Reflect on your last disagreement. Did stubbornness or disrespect take the lead? You can begin shifting the pattern with a few grounded moves:

  • Pause and breathe before responding.
  • Use “I” statements to express your experience.
  • Validate what you hear, even if you see it differently.

These small repairs change the tone of conflict, turning tension into a doorway to empathy—and, over time, deeper intimacy.

3. Turning fear of vulnerability into safe openness

Being vulnerable sounds simple, but it can feel risky. The fear of being fully seen—imperfections included—often leads us to keep conversations on the surface.

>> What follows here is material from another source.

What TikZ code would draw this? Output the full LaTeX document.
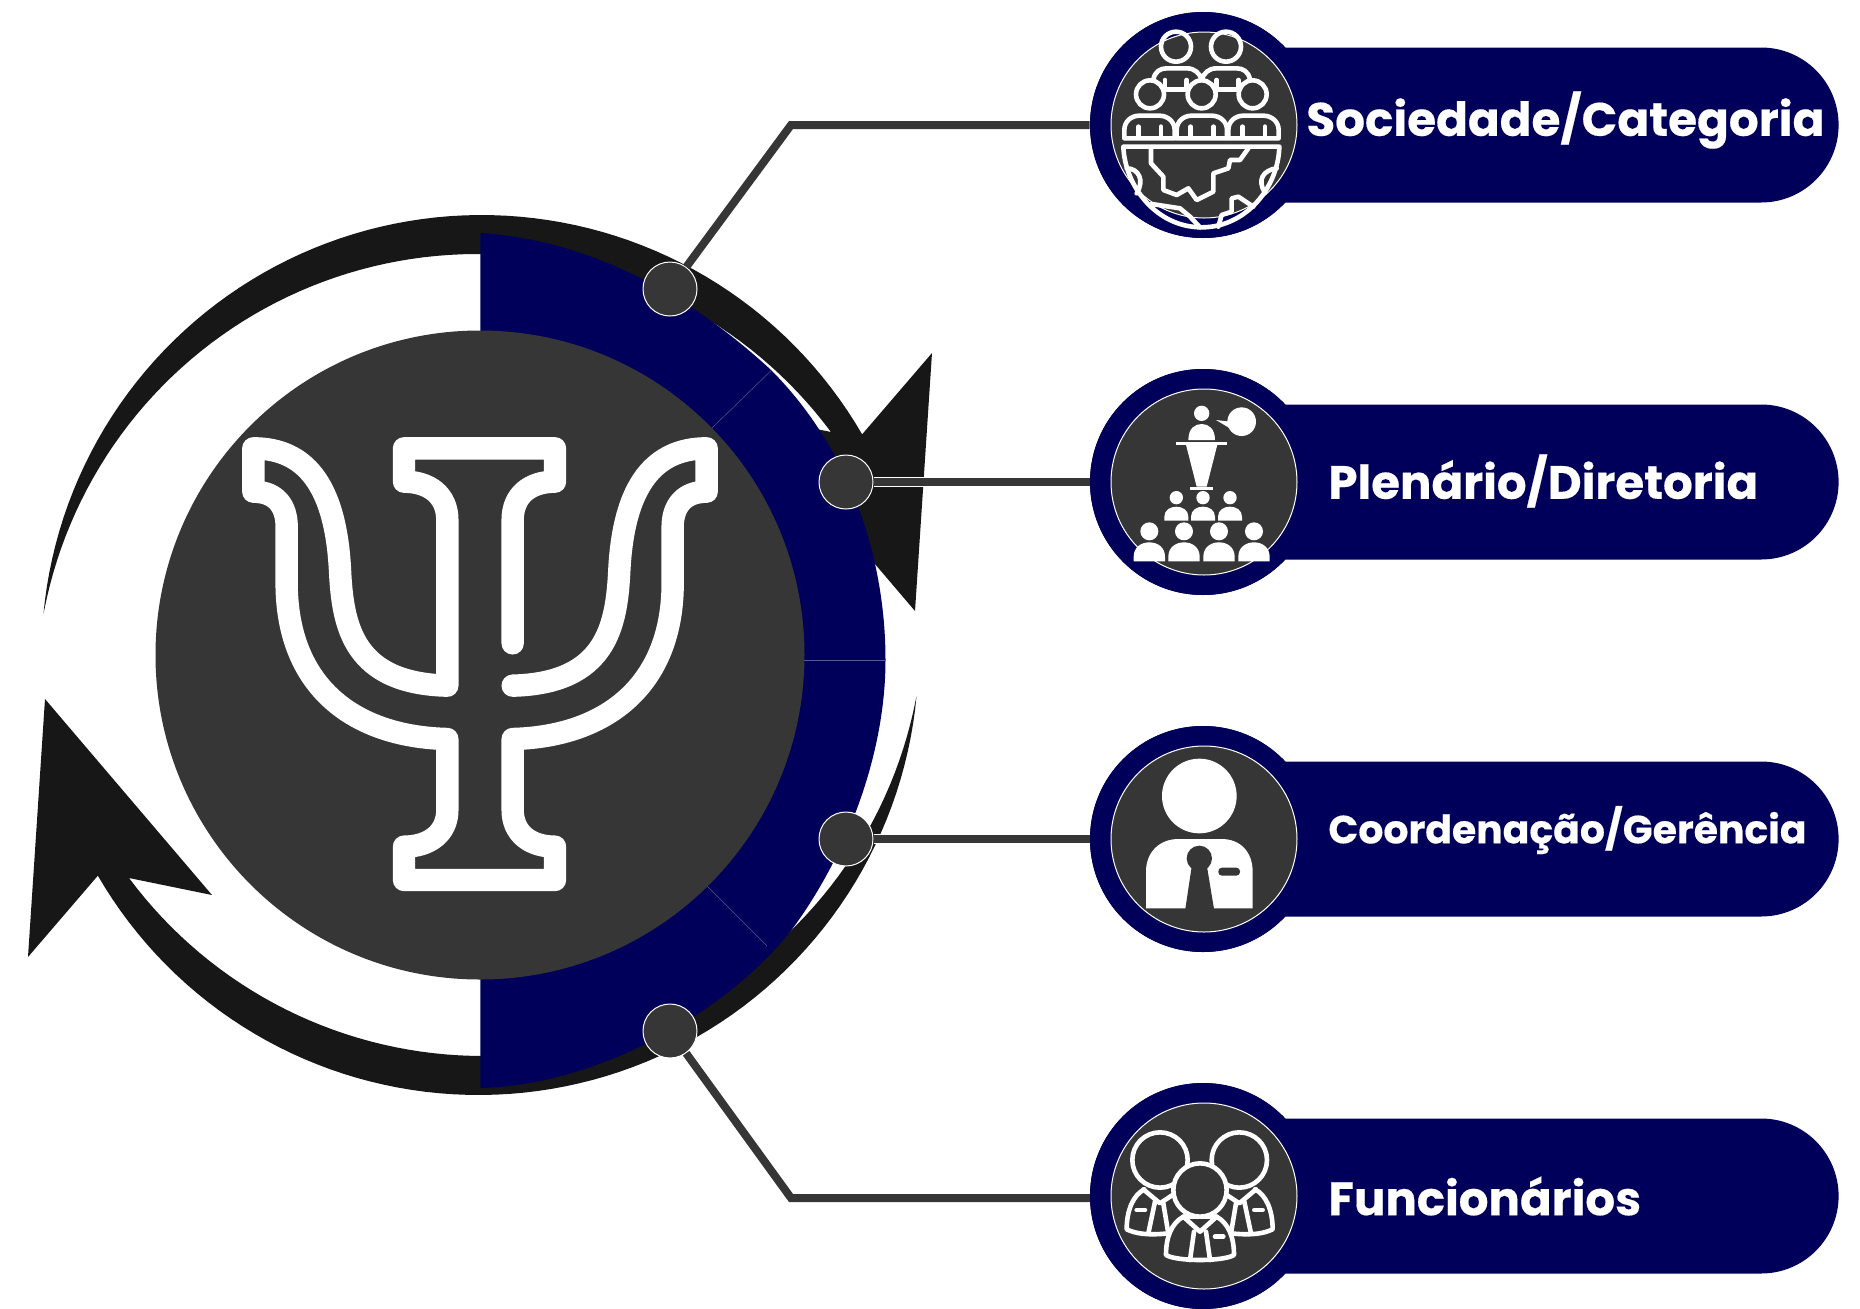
\documentclass[tikz,border=0pt]{standalone}
\usepackage{fontspec}
\setmainfont{Poppins}[BoldFeatures={FakeBold=0.35}]
\usetikzlibrary{shapes.misc}
\definecolor{navy}{RGB}{0,0,90}
\definecolor{gr}{RGB}{54,54,54}
\definecolor{blk}{RGB}{23,23,23}
\tikzset{
 pill/.style={rounded rectangle,rounded rectangle left arc=none,fill=navy,inner sep=0pt,minimum width=290pt,minimum height=77.5pt},
 ring/.style={circle,fill=navy,inner sep=0pt,minimum size=113pt},
 disc/.style={circle,fill=gr,draw=white,line width=0.5pt,inner sep=0pt,minimum size=93pt},
 dot/.style={circle,fill=gr,draw=white,line width=0.5pt,inner sep=0pt,minimum size=27pt},
 lead/.style={draw=gr,line width=4pt,line join=miter},
 halo/.style={draw=white,line width=4.8pt,line join=miter},
 label/.style={text=white,inner sep=0pt,anchor=west},
 icon/.style={draw=white,line width=2.3pt,line cap=round,line join=round},
 psi/.style={draw=white,line width=11.2pt,line cap=round,line join=round},
 seam/.style={draw=white!35!navy,line width=0.25pt},
}
\newcommand{\crescent}{%
 \fill[blk] plot[domain=185.4:329.9,samples=80,variable=\t] ({481.5+440*cos(\t)},{655+440*sin(\t)})
   -- (932,353) -- (915,611) -- (748,415) -- (831,432)
   -- plot[domain=323.4:191,samples=80,variable=\t] ({477+441*cos(\t)},{695+441*sin(\t)}) -- cycle;
}
\begin{document}
\begin{tikzpicture}[x=0.5pt,y=-0.5pt]
\useasboundingbox (0,0) rectangle (1860,1308);
% crescents
\crescent
\begin{scope}[rotate around={180:(480,655)}]\crescent\end{scope}
% blue sectors
\fill[navy] (480,655) -- (480.5,233)
  .. controls (590,240) and (690,295) .. (771,370)
  .. controls (847,446) and (885.5,553) .. (885.5,660)
  .. controls (885.5,750) and (850,850) .. (793,928)
  .. controls (730,1010) and (600,1085) .. (480.5,1088) -- cycle;
\draw[seam] (712,428) -- (771.7,370);
\draw[seam] (707,886) -- (767,946);
\draw[seam] (803,660) -- (885,660);
\node[circle,fill=gr,inner sep=0pt,minimum size=324.5pt] (hub) at (480,655) {};
% psi
\begin{scope}[shift={(220,420)},scale=1/3]
\draw[psi] (878,670) -- (878,300) .. controls (878,225) and (930,185) .. (1005,185) -- (1005,85) -- (552,85) -- (552,185)
 .. controls (627,185) and (682,225) .. (682,300) -- (682,797)
 .. controls (400,790) and (368,620) .. (360,450)
 .. controls (345,160) and (230,85) .. (100,85) -- (100,215)
 .. controls (170,215) and (200,260) .. (200,320) -- (200,500)
 .. controls (205,800) and (400,950) .. (682,957) -- (682,1170)
 .. controls (682,1240) and (627,1280) .. (552,1280) -- (552,1380) -- (1005,1380) -- (1005,1280)
 .. controls (930,1280) and (878,1240) .. (878,1170) -- (878,957)
 .. controls (1155,950) and (1353,800) .. (1358,500) -- (1358,320)
 .. controls (1358,260) and (1390,215) .. (1460,215) -- (1460,85)
 .. controls (1330,85) and (1213,160) .. (1198,450)
 .. controls (1190,620) and (1158,790) .. (878,797);
\end{scope}
% rows
\node[ring] (r1) at (1203,125) {};
\node[ring] (r2) at (1203,482) {};
\node[ring] (r3) at (1203,839) {};
\node[ring] (r4) at (1203,1196) {};
% dots
\node[dot] (d1) at (670,289) {};
\node[dot] (d2) at (846,482) {};
\node[dot] (d3) at (846,839) {};
\node[dot] (d4) at (670,1031) {};
% connectors
\coordinate (b1) at (791,125);
\coordinate (b4) at (791,1198);
\coordinate (a4) at (1095,1198);
\draw[halo] (d2.east) -- (r2.west);
\draw[halo] (d3.east) -- (r3.west);
\draw[lead] (d1) -- (b1) -- (r1.west);
\draw[lead] (d2.east) -- (r2.west);
\draw[lead] (d3.east) -- (r3.west);
\draw[lead] (d4) -- (b4) -- (a4);
\node[pill,anchor=east] (p1) at (1839,125) {};
\node[pill,anchor=east] (p2) at (1839,482) {};
\node[pill,anchor=east] (p3) at (1839,839) {};
\node[pill,anchor=east] (p4) at (1839,1196) {};
\node[ring] at (r1) {};
\node[ring] at (r2) {};
\node[ring] at (r3) {};
\node[ring] at (r4) {};
\node[disc] (c1) at (1204,125) {};
\node[disc] (c2) at (1204,482) {};
\node[disc] (c3) at (1204,839) {};
\node[disc] (c4) at (1204,1196) {};
% labels
\node[label,font=\bfseries\fontsize{23.43}{24}\selectfont] (t1) at (1306,120) {Sociedade/Categoria};
\node[label,font=\bfseries\fontsize{23.33}{24}\selectfont] (t2) at (1328,481) {Plenário/Diretoria};
\node[label,font=\bfseries\fontsize{19.66}{20}\selectfont] (t3) at (1328,830) {Coordenação/Gerência};
\node[label,font=\bfseries\fontsize{23.33}{24}\selectfont] (t4) at (1328,1196) {Funcionários};
% icon 1
\begin{scope}[shift={(1080,0)},scale=1/3]
\draw[icon] (288,140) circle[radius=45] (438,140) circle[radius=45];
\draw[icon] (210,283) circle[radius=42] (365,283) circle[radius=42] (518,283) circle[radius=42];
\draw[icon] (250,268) -- (325,268) (405,268) -- (480,268);
\draw[icon] (220,238) .. controls (225,215) and (240,205) .. (260,205) -- (320,205) .. controls (345,205) and (358,220) .. (365,238)
 .. controls (372,220) and (385,205) .. (410,205) -- (470,205) .. controls (490,205) and (505,215) .. (510,238);
\draw[icon] (255,240) -- (255,266) (320,240) -- (320,266) (410,240) -- (410,266) (475,240) -- (475,266);
\foreach \a in {133,290,445}{
 \draw[icon] (\a,415) -- (\a,390) .. controls (\a,365) and (\a+20,347) .. (\a+45,347) -- (\a+105,347) .. controls (\a+130,347) and (\a+151,365) .. (\a+151,390) -- (\a+151,415) -- cycle;
 \draw[icon] (\a+42,380) -- (\a+42,412) (\a+110,380) -- (\a+110,412);
}
\draw[icon] (598,440) -- (130,440) .. controls (135,560) and (230,682) .. (365,682) .. controls (500,682) and (595,560) .. (598,440);
\draw[icon] (213,445) -- (213,490) -- (250,530) -- (250,570) -- (290,585) -- (325,565) -- (350,600) -- (400,575) -- (400,520) -- (445,505) -- (450,480) -- (480,480) -- (505,445);
\draw[icon] (140,505) .. controls (175,505) and (195,540) .. (170,580);
\draw[icon] (590,505) .. controls (550,510) and (530,540) .. (555,578);
\draw[icon] (215,612) -- (300,625) -- (330,650) -- (360,682);
\draw[icon] (415,680) -- (425,645) -- (455,635) -- (455,595) -- (475,590) -- (520,620);
\end{scope}
% icon 2
\begin{scope}[shift={(1080,360)},scale=1/3]
\fill[white] (365,160) circle[radius=23] (485,185) circle[radius=43];
\fill[white] (408,180) -- (450,185) -- (450,205) -- cycle;
\fill[white] (325,240) .. controls (325,205) and (345,192) .. (365,192) .. controls (385,192) and (405,205) .. (405,240) -- cycle;
\fill[white] (288,245) rectangle (440,254);
\fill[white] (318,254) -- (412,254) -- (380,380) -- (350,380) -- cycle;
\fill[white] (330,382) rectangle (400,390);
\foreach \a in {289,369,450}{
 \fill[white] (\a,413) circle[radius=20];
 \fill[white] (\a-36,482) -- (\a-36,470) .. controls (\a-36,450) and (\a-18,440) .. (\a,440) .. controls (\a+18,440) and (\a+36,450) .. (\a+36,470) -- (\a+36,482) -- cycle;
}
\foreach \a in {208,312,417,522}{
 \fill[white] (\a,514) circle[radius=27];
 \fill[white] (\a-47,604) -- (\a-47,590) .. controls (\a-47,562) and (\a-25,547) .. (\a,547) .. controls (\a+25,547) and (\a+47,562) .. (\a+47,590) -- (\a+47,604) -- cycle;
}
\end{scope}
% icon 3
\begin{scope}[shift={(1080,715)},scale=1/3]
\fill[white] (358,243) circle[radius=112];
\fill[white] (198,580) -- (198,470) .. controls (198,410) and (240,372) .. (295,372) -- (425,372) .. controls (480,372) and (518,410) .. (518,470) -- (518,580) -- cycle;
\fill[gr] (358,430) circle[radius=38];
\fill[gr] (335,455) -- (316,582) -- (402,582) -- (381,455) -- cycle;
\fill[gr,rounded corners=1.8pt] (415,458) rectangle (480,482);
\end{scope}
% icon 4
\begin{scope}[shift={(1080,1070)},scale=1/3]
\foreach \m/\k in {0/1,718/-1}{
\begin{scope}[shift={(\m,0)},xscale=\k]
 \draw[icon] (193,358) .. controls (160,375) and (140,420) .. (140,478) .. controls (165,490) and (200,497) .. (265,490);
 \draw[icon] (190,358) -- (240,400) -- (285,370);
 \draw[icon] (225,395) -- (205,490) (250,400) -- (265,490);
 \draw[icon] (170,420) -- (195,420);
 \draw[icon] (240,270) circle[radius=83];
\end{scope}}
\draw[icon,fill=gr] (310,440) .. controls (275,460) and (258,500) .. (258,555) .. controls (290,575) and (430,575) .. (462,555) .. controls (462,500) and (445,460) .. (410,440) -- cycle;
\draw[icon] (310,440) -- (360,485) -- (410,440);
\draw[icon] (342,485) -- (330,570) (378,485) -- (390,570);
\draw[icon] (405,500) -- (430,500);
\draw[icon,fill=gr] (360,360) circle[radius=80];
\end{scope}
\end{tikzpicture}
\end{document}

I felt this creep back into my own marriage and enrolled in Rudá Iandê’s “Love and Intimacy” masterclass. I worried I’d burden my husband with my anxieties, so I kept them locked away.

Through the course, I recognized the beliefs fueling my fear—ideas like, “I must appear strong or I’ll disappoint him.” The exercises helped me interrupt those patterns and test a different approach.

I left with more emotional independence: the capacity to share openly without feeling like I was offloading my problems. And with that, our connection deepened—because honesty replaced guessing.

Letting down your guard can feel unsafe, especially if past experiences taught you to protect yourself. Yet once secrecy eases, you discover that vulnerability isn’t weakness; it’s a clear signal of trust and courage, and it gives intimacy room to breathe.

4. Letting go of unrealistic expectations to reduce resentment

Unrealistic expectations quietly strain relationships. Believing your partner should read your mind, or expecting constant passion without conflict, creates a gap between fantasy and reality—and resentment often fills that gap.

I’ve fallen into this trap. Early on, I carried a silent checklist for “perfect weekends”: market strolls, cozy brunches, aligned schedules. When life didn’t match the postcard, I grew moody and distant.

It took an honest talk (and a few tears) to see that my husband isn’t a mind reader, and real life is not a curated scene. Adjusting my expectations allowed more joy in what actually happened, not in what I imagined should happen.

If you’re unsure about your own expectations, listen for the words “should” and “supposed to.” Those phrases often signal pressure that stifles spontaneity and growth.

Healthy relationships leave room for imperfection, for plans to shift, and for two separate people to meet in the middle—without a script.

5. Preventing complacency with everyday gratitude and effort

Complacency is a quiet intimacy killer. When appreciation fades and effort drops, partners can start to feel like roommates rather than allies.

Studies indicate that practicing gratitude in ordinary moments increases closeness. Small gestures—an earnest “thank you” for dinner, a quick note, a thoughtful check-in—have outsized impact.

I remind myself not to let routines blur into invisibility. Just because my husband regularly does the grocery run doesn’t mean the gesture is any less meaningful. Noticing it keeps the partnership alive.

Try this: think of three specific things you’re grateful for right now. Maybe it’s how your partner makes morning coffee, or rubs your shoulders after a long day, or remembers the detail you forgot.

Say it out loud or show it in a small act. Mutual appreciation nourishes the bond that makes love feel living and present.

Practical takeaway: address intimacy blockers before they harden

Every relationship encounters patterns that, if ignored, slowly thin out closeness. The good news is that you can respond early—naming what’s happening and choosing a different next step.

If you recognized yourself in any of these areas, take it as a gentle nudge. Repair doesn’t require a dramatic overhaul; it asks for consistent, honest attention.

Often, the toughest moments carry the best chance to reconnect—one conversation, one small repair, one act of care at a time.